Exactly retype the lines of the material from its first line to the line with "pe grupe de", including both.

##############################

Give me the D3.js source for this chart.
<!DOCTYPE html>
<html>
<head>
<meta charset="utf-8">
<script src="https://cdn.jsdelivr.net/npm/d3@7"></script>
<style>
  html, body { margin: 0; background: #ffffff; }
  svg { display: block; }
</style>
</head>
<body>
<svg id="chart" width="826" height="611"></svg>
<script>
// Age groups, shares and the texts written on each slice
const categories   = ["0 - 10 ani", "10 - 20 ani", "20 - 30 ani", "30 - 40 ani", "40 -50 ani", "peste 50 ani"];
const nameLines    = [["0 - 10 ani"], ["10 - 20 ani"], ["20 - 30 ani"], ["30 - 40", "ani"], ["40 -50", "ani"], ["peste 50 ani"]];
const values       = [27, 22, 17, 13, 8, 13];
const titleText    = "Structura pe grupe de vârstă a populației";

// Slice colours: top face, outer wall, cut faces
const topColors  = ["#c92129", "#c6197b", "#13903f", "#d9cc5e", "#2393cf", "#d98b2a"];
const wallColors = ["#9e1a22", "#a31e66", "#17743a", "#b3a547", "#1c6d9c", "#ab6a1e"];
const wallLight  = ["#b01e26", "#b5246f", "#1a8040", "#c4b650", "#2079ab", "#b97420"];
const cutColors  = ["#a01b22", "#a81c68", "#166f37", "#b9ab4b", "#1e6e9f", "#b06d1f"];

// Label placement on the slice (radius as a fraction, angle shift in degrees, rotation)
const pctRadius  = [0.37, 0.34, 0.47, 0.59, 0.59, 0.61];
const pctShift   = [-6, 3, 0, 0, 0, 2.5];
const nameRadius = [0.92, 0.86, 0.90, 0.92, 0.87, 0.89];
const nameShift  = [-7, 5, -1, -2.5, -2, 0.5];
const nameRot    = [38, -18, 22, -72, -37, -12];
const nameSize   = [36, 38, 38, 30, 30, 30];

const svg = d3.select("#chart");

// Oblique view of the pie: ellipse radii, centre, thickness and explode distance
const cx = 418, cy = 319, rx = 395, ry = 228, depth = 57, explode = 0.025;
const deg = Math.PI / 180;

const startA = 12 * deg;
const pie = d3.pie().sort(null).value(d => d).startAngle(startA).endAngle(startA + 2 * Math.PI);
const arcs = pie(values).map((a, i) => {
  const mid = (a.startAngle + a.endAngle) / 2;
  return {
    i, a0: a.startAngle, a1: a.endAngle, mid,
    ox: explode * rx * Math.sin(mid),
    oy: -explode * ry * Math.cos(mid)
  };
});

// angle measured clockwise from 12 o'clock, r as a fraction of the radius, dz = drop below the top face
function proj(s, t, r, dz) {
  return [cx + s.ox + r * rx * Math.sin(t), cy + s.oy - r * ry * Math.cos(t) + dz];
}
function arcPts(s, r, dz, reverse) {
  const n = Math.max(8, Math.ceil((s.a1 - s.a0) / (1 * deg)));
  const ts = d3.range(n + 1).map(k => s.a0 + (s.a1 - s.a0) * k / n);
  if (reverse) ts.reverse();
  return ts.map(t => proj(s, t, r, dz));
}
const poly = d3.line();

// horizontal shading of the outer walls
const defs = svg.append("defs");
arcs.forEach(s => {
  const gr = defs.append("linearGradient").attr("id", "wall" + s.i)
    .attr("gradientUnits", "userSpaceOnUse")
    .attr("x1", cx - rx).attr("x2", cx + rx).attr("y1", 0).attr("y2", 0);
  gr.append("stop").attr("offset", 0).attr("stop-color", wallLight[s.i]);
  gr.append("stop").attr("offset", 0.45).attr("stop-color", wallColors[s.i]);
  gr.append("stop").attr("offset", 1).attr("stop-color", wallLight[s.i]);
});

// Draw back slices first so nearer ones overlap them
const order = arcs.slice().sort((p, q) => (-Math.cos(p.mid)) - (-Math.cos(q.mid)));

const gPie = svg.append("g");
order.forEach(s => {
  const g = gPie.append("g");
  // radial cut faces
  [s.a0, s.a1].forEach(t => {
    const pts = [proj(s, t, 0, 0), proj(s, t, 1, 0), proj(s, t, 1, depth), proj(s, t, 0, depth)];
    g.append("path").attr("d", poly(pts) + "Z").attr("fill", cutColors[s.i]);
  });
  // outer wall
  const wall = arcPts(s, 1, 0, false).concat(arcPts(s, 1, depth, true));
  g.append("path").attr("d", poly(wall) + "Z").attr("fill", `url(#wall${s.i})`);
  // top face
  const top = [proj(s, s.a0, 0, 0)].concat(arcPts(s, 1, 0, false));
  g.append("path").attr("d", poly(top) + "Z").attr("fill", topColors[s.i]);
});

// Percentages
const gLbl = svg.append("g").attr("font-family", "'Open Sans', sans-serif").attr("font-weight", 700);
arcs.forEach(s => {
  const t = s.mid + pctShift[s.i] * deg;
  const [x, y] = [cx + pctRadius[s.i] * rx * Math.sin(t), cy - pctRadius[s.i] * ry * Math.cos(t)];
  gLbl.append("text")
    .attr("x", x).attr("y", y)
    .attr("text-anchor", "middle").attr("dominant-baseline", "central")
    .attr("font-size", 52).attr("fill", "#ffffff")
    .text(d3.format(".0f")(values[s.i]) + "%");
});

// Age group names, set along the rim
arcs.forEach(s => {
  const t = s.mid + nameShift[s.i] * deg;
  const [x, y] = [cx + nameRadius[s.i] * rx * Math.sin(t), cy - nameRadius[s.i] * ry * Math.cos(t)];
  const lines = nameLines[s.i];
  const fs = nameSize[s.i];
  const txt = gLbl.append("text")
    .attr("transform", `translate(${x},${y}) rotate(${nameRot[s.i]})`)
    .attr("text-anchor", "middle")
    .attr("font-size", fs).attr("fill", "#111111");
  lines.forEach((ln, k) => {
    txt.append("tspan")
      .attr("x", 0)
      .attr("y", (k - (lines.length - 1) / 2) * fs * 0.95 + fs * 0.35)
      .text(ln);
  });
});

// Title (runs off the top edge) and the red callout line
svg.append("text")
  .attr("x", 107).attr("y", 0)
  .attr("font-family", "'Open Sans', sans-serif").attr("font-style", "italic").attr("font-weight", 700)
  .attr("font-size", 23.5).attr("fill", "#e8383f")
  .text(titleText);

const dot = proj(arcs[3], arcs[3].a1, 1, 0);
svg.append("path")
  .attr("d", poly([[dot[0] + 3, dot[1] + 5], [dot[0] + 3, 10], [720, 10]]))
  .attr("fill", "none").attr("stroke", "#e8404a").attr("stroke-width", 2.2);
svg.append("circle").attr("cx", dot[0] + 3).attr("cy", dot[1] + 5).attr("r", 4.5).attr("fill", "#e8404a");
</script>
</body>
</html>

##############################

ANSWER TO THE EXERCISE:
Give me the D3.js source for this chart.
<!DOCTYPE html>
<html>
<head>
<meta charset="utf-8">
<script src="https://cdn.jsdelivr.net/npm/d3@7"></script>
<style>
  html, body { margin: 0; background: #ffffff; }
  svg { display: block; }
</style>
</head>
<body>
<svg id="chart" width="826" height="611"></svg>
<script>
// Age groups, shares and the texts written on each slice
const categories   = ["0 - 10 ani", "10 - 20 ani", "20 - 30 ani", "30 - 40 ani", "40 -50 ani", "peste 50 ani"];
const nameLines    = [["0 - 10 ani"], ["10 - 20 ani"], ["20 - 30 ani"], ["30 - 40", "ani"], ["40 -50", "ani"], ["peste 50 ani"]];
const values       = [27, 22, 17, 13, 8, 13];
const titleText    = "Structura pe grupe de vârstă a populației";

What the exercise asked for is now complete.